Raw data >>
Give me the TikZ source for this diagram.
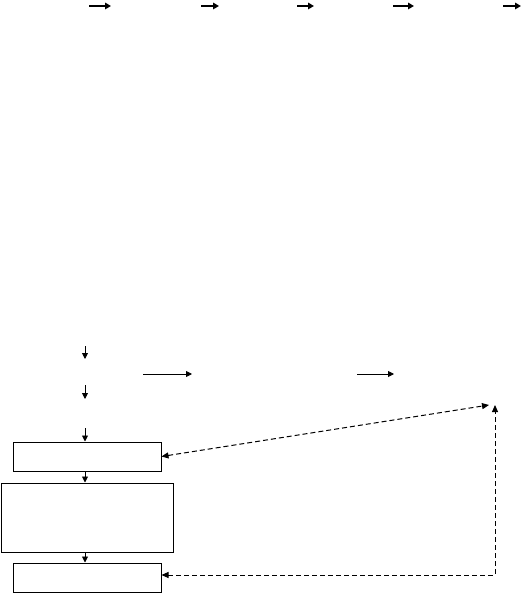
\documentclass[tikz,border=0pt]{standalone}
\usetikzlibrary{arrows.meta,positioning}

\begin{document}
\begin{tikzpicture}[
  x=1pt, y=-1pt,
  box/.style={draw=black, line width=1pt, minimum width=148pt,
              minimum height=29pt, inner sep=0pt},
  bigbox/.style={draw=black, line width=1pt, minimum width=172pt,
                 minimum height=69pt, inner sep=0pt},
  flow/.style={-{Triangle[length=6pt,width=6.5pt]}, line width=1.8pt},
  link/.style={-{Triangle[length=6pt,width=6pt]}, line width=0.9pt},
  fb/.style={{Triangle[length=7pt,width=6pt]}-{Triangle[length=7pt,width=6pt]},
             line width=1pt, dash pattern=on 5pt off 3pt}
]
\useasboundingbox (0,0) rectangle (527,593);

% ---- top row of arrows
\coordinate (t1a) at (89,6);   \coordinate (t1b) at (111,6);
\coordinate (t2a) at (201,6);  \coordinate (t2b) at (219,6);
\coordinate (t3a) at (297,6);  \coordinate (t3b) at (314,6);
\coordinate (t4a) at (393,6);  \coordinate (t4b) at (414,6);
\coordinate (t5a) at (503,6);  \coordinate (t5b) at (521,6);
\draw[flow] (t1a) -- (t1b);
\draw[flow] (t2a) -- (t2b);
\draw[flow] (t3a) -- (t3b);
\draw[flow] (t4a) -- (t4b);
\draw[flow] (t5a) -- (t5b);

% ---- middle arrows
\coordinate (d1a) at (85,346);  \coordinate (d1b) at (85,359);
\coordinate (h1a) at (143,374); \coordinate (h1b) at (192,374);
\coordinate (h2a) at (357,374); \coordinate (h2b) at (394,374);
\coordinate (d2a) at (85,385);  \coordinate (d2b) at (85,399);
\coordinate (d3a) at (85,428);
\draw[link] (d1a) -- (d1b);
\draw[link] (h1a) -- (h1b);
\draw[link] (h2a) -- (h2b);
\draw[link] (d2a) -- (d2b);

% ---- boxes
\node[box]    (b1) at (87,456.5) {};
\node[bigbox] (b2) at (87,517.5) {};
\node[box]    (b3) at (87,577.5) {};
\draw[link] (d3a) -- (d3a |- b1.north);
\draw[link] (d3a |- b1.south) -- (d3a |- b2.north);
\draw[link] (d3a |- b2.south) -- (d3a |- b3.north);

% ---- dashed feedback
\coordinate (fbtop) at (489,405);
\coordinate (fbup) at (495,405);
\coordinate (fbcorner) at (495,575);
\draw[fb] (b1.east) -- (fbtop);
\draw[fb] (b3.east |- fbcorner) -- (fbcorner) -- (fbup);
\end{tikzpicture}
\end{document}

Given exercise >>
Copy every line of the data exactly as written, excluding the pictures.

Result of this task >>
Give me the TikZ source for this diagram.
\documentclass[tikz,border=0pt]{standalone}
\usetikzlibrary{arrows.meta,positioning}

\begin{document}
\begin{tikzpicture}[
  x=1pt, y=-1pt,
  box/.style={draw=black, line width=1pt, minimum width=148pt,
              minimum height=29pt, inner sep=0pt},
  bigbox/.style={draw=black, line width=1pt, minimum width=172pt,
                 minimum height=69pt, inner sep=0pt},
  flow/.style={-{Triangle[length=6pt,width=6.5pt]}, line width=1.8pt},
  link/.style={-{Triangle[length=6pt,width=6pt]}, line width=0.9pt},
  fb/.style={{Triangle[length=7pt,width=6pt]}-{Triangle[length=7pt,width=6pt]},
             line width=1pt, dash pattern=on 5pt off 3pt}
]
\useasboundingbox (0,0) rectangle (527,593);

% ---- top row of arrows
\coordinate (t1a) at (89,6);   \coordinate (t1b) at (111,6);
\coordinate (t2a) at (201,6);  \coordinate (t2b) at (219,6);
\coordinate (t3a) at (297,6);  \coordinate (t3b) at (314,6);
\coordinate (t4a) at (393,6);  \coordinate (t4b) at (414,6);
\coordinate (t5a) at (503,6);  \coordinate (t5b) at (521,6);
\draw[flow] (t1a) -- (t1b);
\draw[flow] (t2a) -- (t2b);
\draw[flow] (t3a) -- (t3b);
\draw[flow] (t4a) -- (t4b);
\draw[flow] (t5a) -- (t5b);

% ---- middle arrows
\coordinate (d1a) at (85,346);  \coordinate (d1b) at (85,359);
\coordinate (h1a) at (143,374); \coordinate (h1b) at (192,374);
\coordinate (h2a) at (357,374); \coordinate (h2b) at (394,374);
\coordinate (d2a) at (85,385);  \coordinate (d2b) at (85,399);
\coordinate (d3a) at (85,428);
\draw[link] (d1a) -- (d1b);
\draw[link] (h1a) -- (h1b);
\draw[link] (h2a) -- (h2b);
\draw[link] (d2a) -- (d2b);

% ---- boxes
\node[box]    (b1) at (87,456.5) {};
\node[bigbox] (b2) at (87,517.5) {};
\node[box]    (b3) at (87,577.5) {};
\draw[link] (d3a) -- (d3a |- b1.north);
\draw[link] (d3a |- b1.south) -- (d3a |- b2.north);
\draw[link] (d3a |- b2.south) -- (d3a |- b3.north);

% ---- dashed feedback
\coordinate (fbtop) at (489,405);
\coordinate (fbup) at (495,405);
\coordinate (fbcorner) at (495,575);
\draw[fb] (b1.east) -- (fbtop);
\draw[fb] (b3.east |- fbcorner) -- (fbcorner) -- (fbup);
\end{tikzpicture}
\end{document}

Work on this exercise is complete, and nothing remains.